[-empyre-] November 2007 on -empyre- : Memory Errors in theTechnosphere: Art, Accident, Archive

norie neumark norie.neumark at uts.edu.au
Tue Nov 6 20:35:31 EST 2007


Hello Judith,
On 05/11/2007, at 2:59 AM, roof12 at comcast.net wrote:

> And doesn't this bring into question whether the human voice itself  
> was ever "authentic" or "embodied"?  Doesn't the voice occupy a  
> strange  site of ambivalence and departure from embodiment? And  
> once loosed, once an utterance made, never more emboded except in  
> some odd analogy to Bazin's notion of cinematic ontology?
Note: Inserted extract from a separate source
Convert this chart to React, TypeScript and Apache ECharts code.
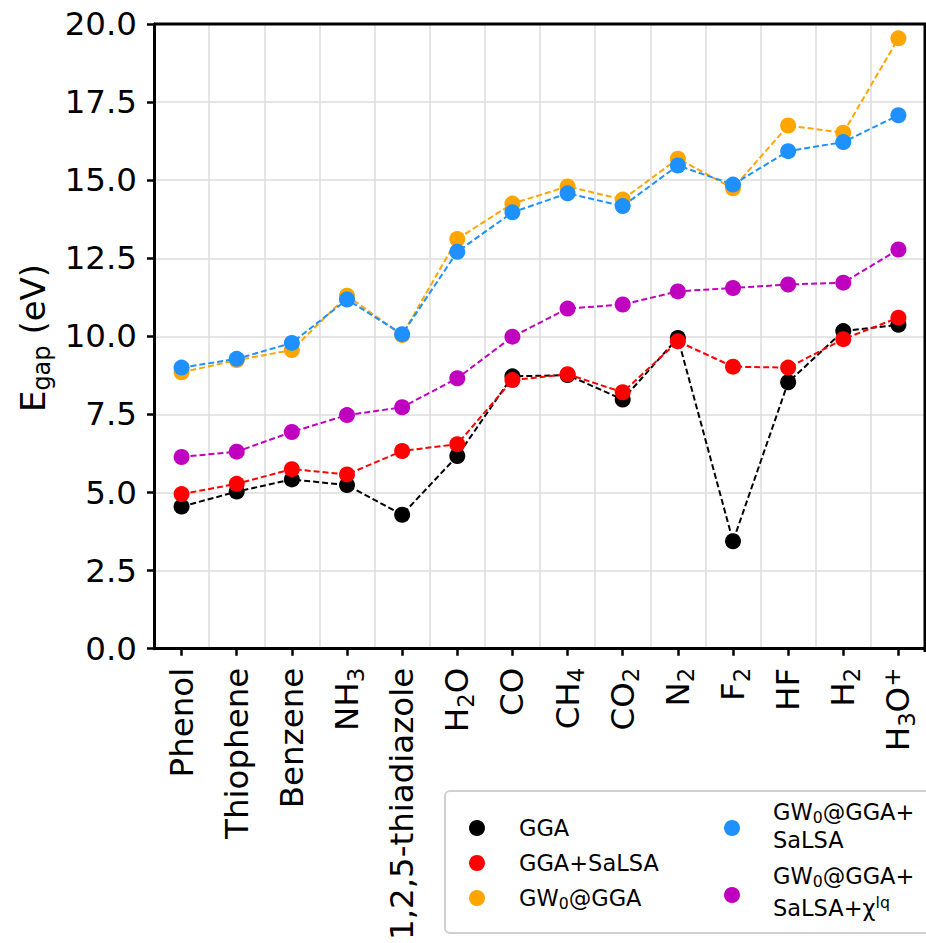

the question of embodiment and sound is always so tricky, and yes  
ambivalent -- or 'paradoxical' as Mladen Dolar describes voice. To  
me, to abandon any reference to embodiment means that something of  
the visceral, grainy quality of the sonorous voice is lost. maybe  
there needs to be some other way of saying this without saying  
embodiment, which makes everyone so uneasy that you're invoking some  
essentialism whichof course i don't want to do.

> And timeless in that the idea of a locus for recorded voices is  
> always in doubt since in the very act of being recorded the  
> "authenticity" of the voice is both apparently guaranteed and  
> forever displaced?
  i like this way of putting it. the thing is for all the recognition  
of the doubtfulness of authenticity -- there still seems to be such a  
desire for it (a renewed desire?) -- on YouTube, for instance, and  
that's what I'm interested in thinking about.